- EXERCISE PROMPT
Select every line below containing the word "page".

§

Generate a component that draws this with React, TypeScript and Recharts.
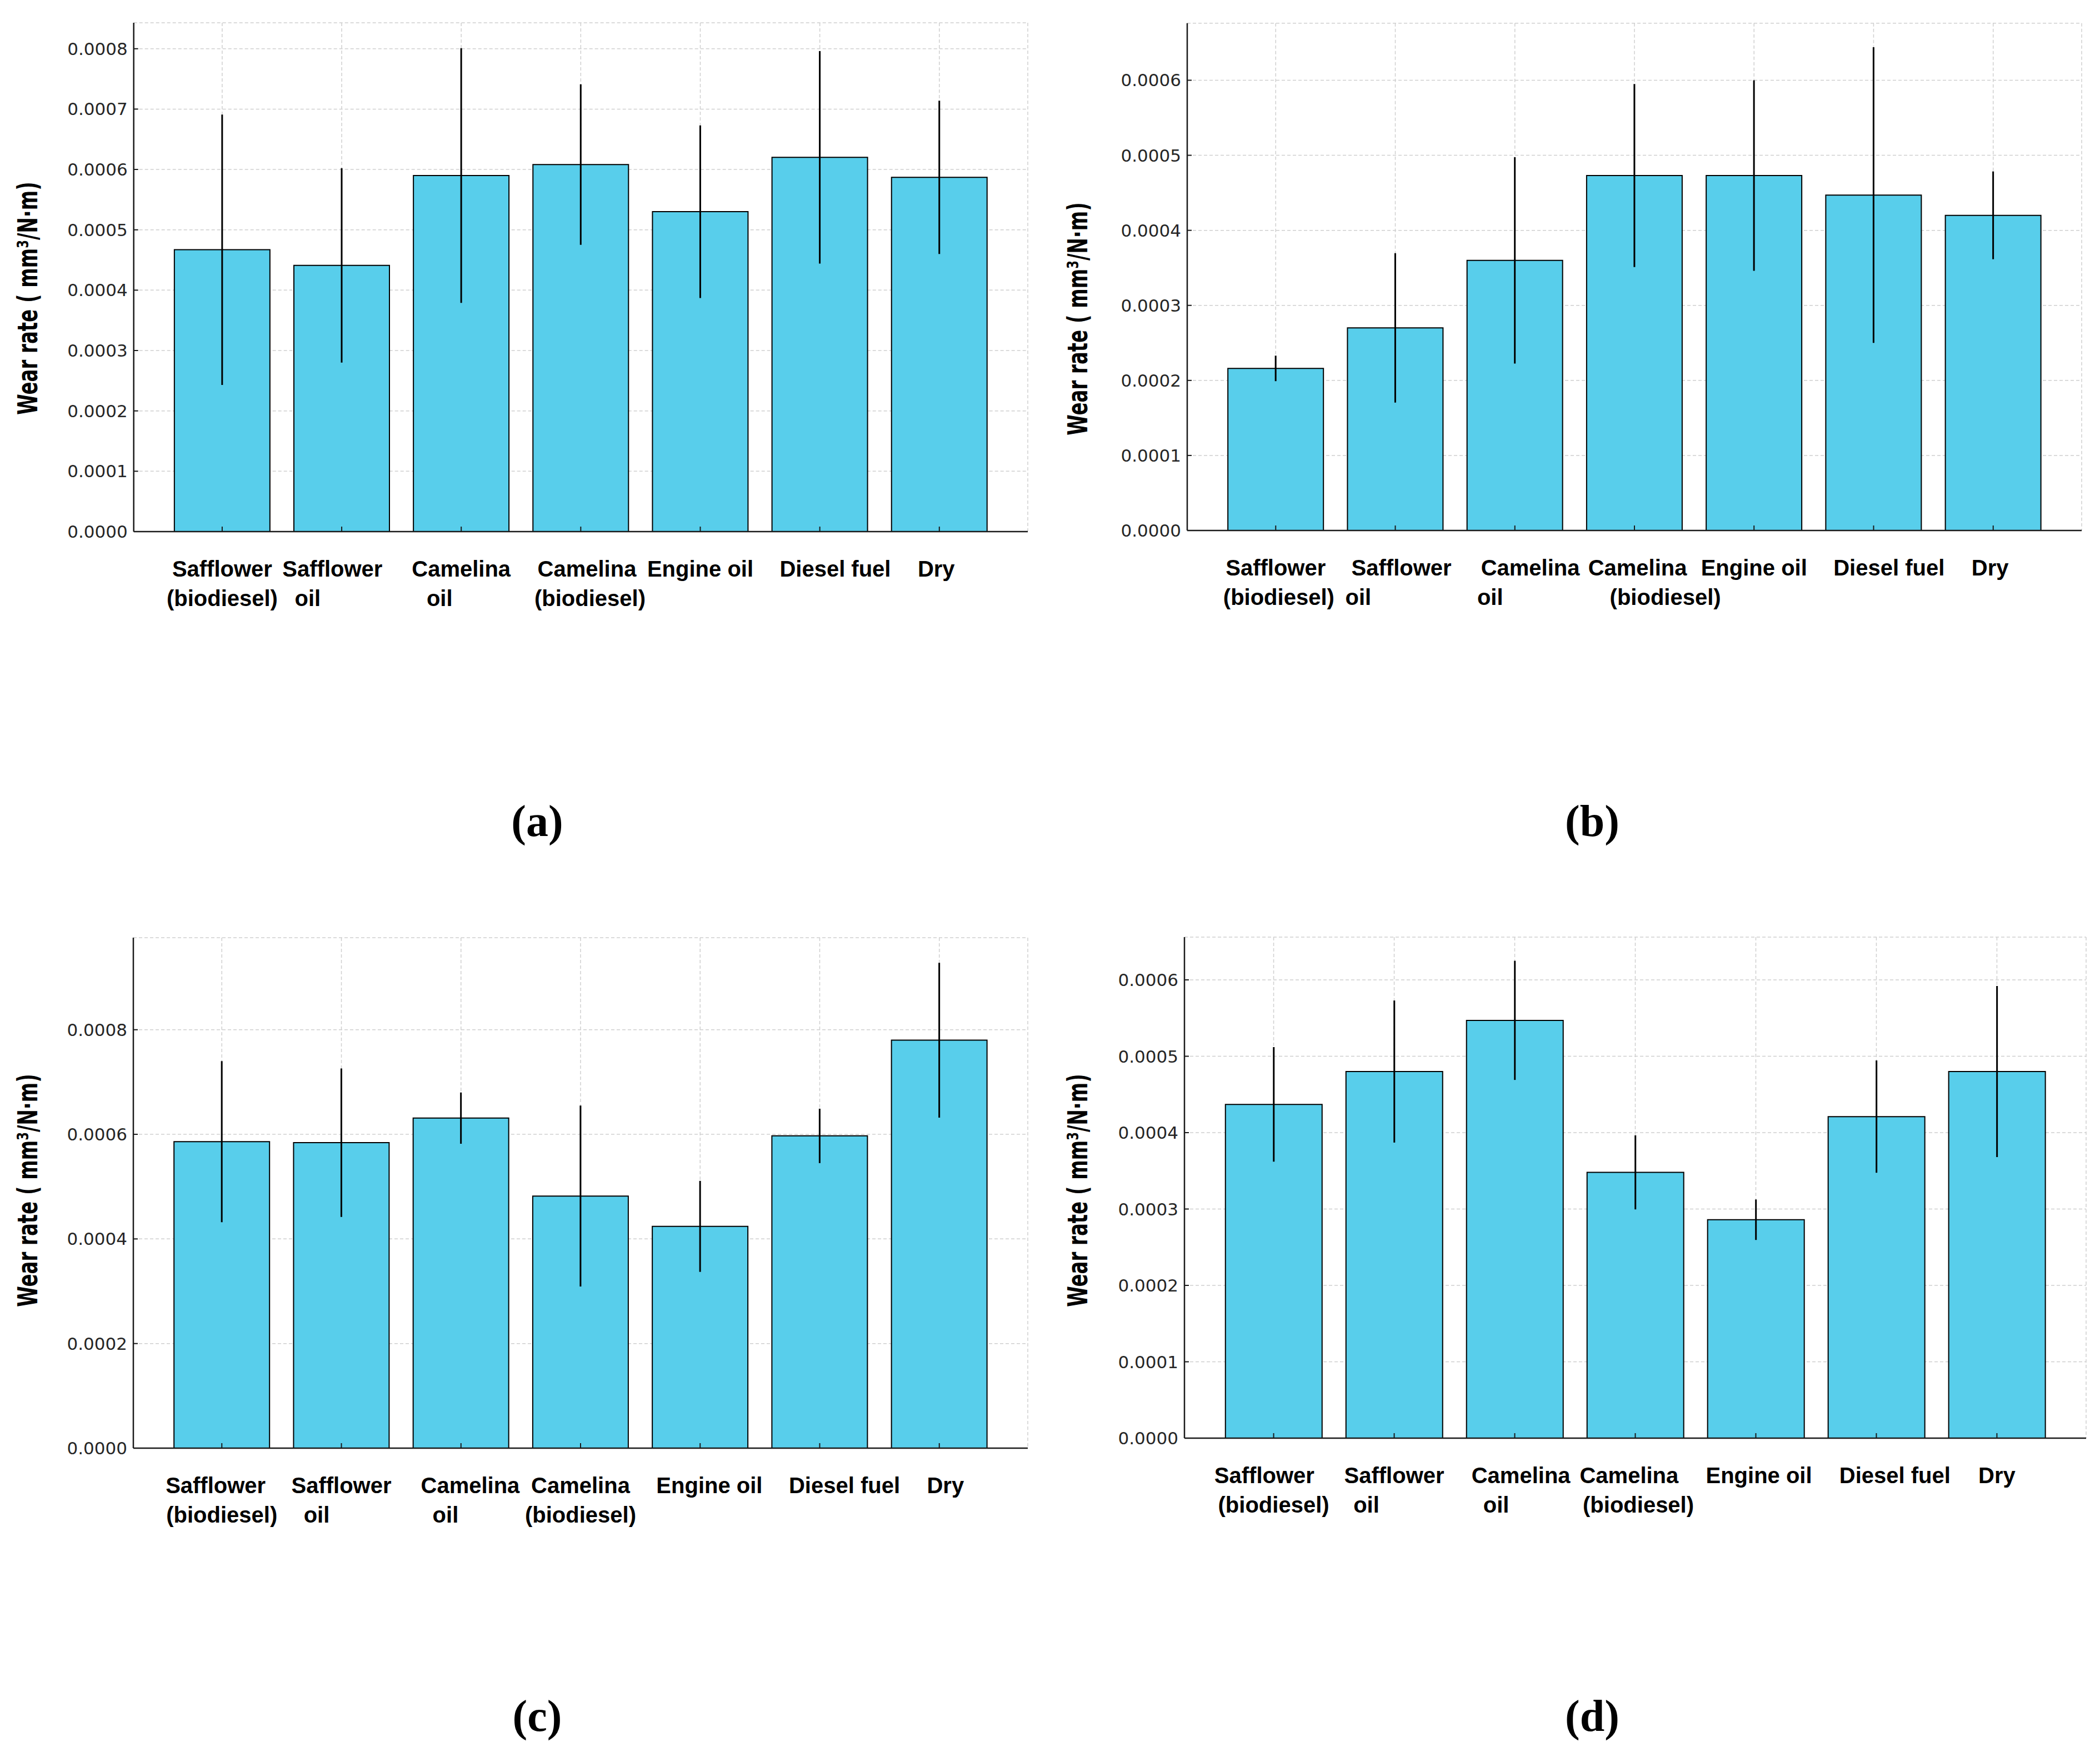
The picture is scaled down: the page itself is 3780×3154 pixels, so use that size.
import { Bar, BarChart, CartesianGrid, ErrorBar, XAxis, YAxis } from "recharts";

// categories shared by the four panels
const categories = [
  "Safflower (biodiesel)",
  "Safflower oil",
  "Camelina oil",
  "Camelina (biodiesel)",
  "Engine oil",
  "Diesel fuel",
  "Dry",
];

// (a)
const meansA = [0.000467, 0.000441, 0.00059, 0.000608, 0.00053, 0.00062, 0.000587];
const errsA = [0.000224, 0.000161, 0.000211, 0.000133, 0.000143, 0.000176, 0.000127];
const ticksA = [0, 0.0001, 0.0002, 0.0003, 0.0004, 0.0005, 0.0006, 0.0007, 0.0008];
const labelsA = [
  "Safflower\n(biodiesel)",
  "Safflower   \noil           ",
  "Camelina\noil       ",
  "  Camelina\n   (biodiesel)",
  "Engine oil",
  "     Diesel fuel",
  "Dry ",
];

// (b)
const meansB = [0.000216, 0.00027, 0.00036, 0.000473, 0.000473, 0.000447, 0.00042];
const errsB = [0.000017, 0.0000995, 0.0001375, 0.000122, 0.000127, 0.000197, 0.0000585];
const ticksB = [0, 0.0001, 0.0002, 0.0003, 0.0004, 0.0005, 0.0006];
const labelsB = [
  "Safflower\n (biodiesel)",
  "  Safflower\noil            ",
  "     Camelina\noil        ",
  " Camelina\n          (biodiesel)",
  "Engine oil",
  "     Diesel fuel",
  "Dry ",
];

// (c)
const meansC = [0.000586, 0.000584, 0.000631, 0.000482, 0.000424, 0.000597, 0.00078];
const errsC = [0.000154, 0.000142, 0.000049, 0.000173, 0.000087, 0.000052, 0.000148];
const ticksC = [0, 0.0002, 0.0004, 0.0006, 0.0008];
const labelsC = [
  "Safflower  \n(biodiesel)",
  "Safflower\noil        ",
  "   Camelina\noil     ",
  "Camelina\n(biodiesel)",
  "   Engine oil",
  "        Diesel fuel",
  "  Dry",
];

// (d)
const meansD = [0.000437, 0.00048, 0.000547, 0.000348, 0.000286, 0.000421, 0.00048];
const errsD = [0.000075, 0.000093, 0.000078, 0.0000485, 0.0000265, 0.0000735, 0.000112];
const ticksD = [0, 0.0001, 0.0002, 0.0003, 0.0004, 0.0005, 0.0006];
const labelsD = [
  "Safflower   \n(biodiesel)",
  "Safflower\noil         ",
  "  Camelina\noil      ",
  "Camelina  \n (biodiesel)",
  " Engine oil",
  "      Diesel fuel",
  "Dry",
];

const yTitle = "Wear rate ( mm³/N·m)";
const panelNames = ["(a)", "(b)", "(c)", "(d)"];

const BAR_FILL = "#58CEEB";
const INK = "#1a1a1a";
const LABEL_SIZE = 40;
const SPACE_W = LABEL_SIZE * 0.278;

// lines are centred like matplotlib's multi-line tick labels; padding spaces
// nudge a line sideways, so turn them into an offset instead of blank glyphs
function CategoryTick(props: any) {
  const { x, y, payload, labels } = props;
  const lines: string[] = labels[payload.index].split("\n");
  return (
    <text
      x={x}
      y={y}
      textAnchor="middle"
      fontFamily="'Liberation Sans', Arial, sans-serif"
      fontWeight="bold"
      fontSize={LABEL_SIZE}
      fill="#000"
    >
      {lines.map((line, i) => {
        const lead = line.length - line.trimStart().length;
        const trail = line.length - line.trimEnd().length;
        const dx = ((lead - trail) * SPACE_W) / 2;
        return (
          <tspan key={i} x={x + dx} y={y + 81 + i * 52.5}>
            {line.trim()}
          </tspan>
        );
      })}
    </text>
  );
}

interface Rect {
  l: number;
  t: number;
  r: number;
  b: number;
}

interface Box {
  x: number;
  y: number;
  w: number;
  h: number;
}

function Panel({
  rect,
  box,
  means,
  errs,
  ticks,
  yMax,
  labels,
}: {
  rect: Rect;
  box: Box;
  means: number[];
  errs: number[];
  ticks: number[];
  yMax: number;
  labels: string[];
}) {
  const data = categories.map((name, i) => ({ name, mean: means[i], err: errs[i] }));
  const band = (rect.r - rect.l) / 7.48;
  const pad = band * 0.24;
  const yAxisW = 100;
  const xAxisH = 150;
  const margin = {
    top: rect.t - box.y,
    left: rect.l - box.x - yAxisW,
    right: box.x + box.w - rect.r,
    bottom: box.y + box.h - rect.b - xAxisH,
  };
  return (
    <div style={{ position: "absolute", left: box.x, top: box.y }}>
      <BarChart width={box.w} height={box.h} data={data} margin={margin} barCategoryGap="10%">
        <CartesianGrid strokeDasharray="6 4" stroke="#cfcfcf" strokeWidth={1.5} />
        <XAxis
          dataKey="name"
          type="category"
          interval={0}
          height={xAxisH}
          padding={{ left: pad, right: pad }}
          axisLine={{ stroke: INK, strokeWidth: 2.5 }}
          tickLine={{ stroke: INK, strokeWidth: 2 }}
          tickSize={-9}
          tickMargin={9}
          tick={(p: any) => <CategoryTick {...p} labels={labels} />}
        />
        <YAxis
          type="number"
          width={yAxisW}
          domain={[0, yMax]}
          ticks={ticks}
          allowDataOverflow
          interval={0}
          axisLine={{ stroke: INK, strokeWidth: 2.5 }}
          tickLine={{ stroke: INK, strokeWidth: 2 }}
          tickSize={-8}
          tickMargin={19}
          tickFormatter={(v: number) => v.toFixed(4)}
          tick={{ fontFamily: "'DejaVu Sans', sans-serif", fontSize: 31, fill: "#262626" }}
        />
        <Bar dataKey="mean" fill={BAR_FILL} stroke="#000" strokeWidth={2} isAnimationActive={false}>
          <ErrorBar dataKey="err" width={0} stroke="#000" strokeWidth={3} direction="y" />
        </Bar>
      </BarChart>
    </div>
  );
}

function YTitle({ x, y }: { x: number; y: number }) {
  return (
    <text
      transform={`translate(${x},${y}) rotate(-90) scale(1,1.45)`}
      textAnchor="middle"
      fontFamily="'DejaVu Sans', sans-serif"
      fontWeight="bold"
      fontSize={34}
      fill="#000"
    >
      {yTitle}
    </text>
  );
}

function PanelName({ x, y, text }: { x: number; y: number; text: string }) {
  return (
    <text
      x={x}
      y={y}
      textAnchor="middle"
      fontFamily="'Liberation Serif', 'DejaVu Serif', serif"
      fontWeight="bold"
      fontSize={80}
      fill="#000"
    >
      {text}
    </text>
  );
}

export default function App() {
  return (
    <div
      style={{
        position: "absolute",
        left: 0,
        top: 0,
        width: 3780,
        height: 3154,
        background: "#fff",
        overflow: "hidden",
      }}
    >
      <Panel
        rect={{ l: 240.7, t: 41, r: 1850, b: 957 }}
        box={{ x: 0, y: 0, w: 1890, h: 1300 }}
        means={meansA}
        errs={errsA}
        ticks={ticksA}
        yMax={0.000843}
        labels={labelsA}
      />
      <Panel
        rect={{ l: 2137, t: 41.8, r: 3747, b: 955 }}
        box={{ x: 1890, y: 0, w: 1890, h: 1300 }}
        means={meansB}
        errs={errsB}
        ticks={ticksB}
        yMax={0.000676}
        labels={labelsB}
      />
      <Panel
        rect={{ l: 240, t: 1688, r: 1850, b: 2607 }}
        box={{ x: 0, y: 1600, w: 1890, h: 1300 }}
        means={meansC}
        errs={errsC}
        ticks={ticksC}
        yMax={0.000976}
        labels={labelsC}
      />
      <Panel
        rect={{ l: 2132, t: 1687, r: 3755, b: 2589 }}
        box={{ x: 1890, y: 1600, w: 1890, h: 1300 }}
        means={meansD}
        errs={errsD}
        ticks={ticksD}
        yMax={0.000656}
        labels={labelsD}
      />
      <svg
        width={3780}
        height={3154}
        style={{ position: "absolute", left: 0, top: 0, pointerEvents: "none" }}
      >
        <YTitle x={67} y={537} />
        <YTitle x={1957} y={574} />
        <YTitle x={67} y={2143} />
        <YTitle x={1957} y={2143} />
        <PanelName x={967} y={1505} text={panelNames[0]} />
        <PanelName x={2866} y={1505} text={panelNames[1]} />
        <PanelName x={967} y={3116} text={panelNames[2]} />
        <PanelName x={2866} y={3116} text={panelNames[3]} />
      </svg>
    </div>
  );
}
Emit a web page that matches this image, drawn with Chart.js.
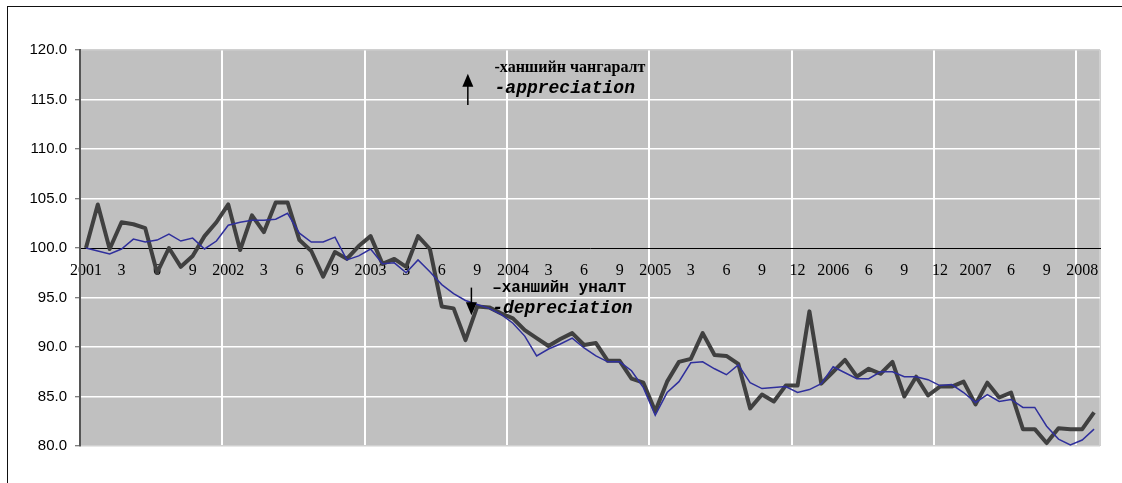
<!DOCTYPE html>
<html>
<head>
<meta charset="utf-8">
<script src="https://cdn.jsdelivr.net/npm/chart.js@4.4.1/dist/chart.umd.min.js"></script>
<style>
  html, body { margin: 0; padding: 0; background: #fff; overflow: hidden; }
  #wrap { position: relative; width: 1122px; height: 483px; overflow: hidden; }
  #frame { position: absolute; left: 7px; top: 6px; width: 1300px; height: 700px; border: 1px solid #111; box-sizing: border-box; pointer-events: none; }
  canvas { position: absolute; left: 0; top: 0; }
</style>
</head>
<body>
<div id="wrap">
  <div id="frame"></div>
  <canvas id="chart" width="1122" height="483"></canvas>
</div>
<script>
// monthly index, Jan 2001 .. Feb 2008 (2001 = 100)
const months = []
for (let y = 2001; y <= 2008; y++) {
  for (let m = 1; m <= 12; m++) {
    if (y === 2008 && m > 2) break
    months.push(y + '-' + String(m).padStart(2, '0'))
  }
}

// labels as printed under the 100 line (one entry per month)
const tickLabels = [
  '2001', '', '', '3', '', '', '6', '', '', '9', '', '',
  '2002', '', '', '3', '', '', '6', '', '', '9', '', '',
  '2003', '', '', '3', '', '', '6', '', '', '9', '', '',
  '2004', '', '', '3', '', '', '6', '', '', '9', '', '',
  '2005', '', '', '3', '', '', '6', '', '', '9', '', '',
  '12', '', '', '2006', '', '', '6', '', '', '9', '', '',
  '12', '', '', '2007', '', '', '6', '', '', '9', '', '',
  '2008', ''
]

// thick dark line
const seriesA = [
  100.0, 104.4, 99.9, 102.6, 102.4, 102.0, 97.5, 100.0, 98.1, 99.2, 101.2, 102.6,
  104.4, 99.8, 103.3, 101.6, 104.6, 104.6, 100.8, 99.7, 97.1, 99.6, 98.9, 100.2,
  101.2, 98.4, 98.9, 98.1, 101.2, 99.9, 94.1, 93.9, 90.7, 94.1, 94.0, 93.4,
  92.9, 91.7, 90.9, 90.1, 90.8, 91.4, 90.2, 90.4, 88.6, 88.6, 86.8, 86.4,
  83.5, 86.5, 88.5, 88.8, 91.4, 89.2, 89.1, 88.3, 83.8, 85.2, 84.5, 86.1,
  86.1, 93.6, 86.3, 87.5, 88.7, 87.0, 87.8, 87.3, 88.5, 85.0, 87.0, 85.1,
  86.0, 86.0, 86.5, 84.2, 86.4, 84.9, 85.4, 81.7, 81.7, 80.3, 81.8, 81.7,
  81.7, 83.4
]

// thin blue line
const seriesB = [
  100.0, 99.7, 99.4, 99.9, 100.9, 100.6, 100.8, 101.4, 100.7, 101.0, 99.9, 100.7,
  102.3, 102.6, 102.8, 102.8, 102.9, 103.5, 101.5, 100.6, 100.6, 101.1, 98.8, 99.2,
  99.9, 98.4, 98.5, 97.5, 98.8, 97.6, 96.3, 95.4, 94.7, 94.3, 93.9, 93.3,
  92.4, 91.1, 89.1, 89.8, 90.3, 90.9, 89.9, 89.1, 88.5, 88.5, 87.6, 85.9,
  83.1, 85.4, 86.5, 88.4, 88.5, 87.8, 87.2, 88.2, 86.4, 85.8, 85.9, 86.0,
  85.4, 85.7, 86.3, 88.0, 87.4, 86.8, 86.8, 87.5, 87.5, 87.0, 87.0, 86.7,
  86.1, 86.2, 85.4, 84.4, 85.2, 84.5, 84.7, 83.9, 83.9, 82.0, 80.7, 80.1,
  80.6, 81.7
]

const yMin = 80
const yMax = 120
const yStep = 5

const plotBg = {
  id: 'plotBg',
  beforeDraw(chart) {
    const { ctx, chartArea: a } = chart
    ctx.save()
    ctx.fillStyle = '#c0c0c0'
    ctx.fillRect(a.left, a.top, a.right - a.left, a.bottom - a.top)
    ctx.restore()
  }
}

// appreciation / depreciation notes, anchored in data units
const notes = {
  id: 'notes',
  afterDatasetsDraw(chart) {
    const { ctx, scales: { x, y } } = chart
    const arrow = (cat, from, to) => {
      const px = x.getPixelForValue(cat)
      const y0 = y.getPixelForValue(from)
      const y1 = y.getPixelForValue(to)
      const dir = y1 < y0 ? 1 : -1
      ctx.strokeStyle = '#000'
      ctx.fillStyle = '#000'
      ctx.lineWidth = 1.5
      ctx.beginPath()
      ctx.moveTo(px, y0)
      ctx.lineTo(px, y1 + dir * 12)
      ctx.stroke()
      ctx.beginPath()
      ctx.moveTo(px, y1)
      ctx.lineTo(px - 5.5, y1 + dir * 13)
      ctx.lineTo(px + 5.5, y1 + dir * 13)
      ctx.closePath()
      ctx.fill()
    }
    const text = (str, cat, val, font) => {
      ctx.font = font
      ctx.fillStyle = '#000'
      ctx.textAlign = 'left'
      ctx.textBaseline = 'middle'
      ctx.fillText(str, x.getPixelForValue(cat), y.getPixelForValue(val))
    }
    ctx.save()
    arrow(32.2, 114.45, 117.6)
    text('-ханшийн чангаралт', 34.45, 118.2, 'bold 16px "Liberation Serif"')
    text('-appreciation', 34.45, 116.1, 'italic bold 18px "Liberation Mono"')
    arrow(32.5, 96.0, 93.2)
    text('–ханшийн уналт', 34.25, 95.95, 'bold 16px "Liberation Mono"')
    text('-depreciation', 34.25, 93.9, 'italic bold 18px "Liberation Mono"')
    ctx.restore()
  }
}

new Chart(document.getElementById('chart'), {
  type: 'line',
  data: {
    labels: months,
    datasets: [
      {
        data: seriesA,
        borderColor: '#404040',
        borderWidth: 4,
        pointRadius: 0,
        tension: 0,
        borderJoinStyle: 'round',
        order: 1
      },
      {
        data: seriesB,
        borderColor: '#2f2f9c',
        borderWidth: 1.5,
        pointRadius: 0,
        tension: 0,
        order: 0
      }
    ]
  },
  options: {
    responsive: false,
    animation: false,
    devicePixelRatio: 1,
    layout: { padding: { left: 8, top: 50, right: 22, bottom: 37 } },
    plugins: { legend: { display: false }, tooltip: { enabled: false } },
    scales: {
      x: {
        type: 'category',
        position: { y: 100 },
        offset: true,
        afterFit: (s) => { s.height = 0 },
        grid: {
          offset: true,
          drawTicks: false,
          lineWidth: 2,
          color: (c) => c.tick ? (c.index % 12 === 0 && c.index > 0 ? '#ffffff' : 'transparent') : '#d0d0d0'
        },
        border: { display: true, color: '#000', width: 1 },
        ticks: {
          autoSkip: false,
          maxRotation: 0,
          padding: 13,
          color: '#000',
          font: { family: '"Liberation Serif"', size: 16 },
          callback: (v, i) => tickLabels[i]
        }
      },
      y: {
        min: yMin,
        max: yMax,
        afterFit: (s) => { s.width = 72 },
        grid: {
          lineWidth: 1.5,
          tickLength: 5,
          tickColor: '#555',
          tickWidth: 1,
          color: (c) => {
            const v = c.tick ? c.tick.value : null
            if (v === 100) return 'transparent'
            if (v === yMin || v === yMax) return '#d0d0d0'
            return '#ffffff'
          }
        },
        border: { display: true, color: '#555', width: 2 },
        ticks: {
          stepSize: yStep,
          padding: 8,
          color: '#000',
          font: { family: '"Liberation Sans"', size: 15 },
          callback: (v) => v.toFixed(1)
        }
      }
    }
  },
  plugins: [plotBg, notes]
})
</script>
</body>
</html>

§

- SOLUTION TO THIS TASK
The picture is scaled down: the page itself is 3780×3154 pixels, so use that size.
Emit a web page that matches this image, drawn with Chart.js.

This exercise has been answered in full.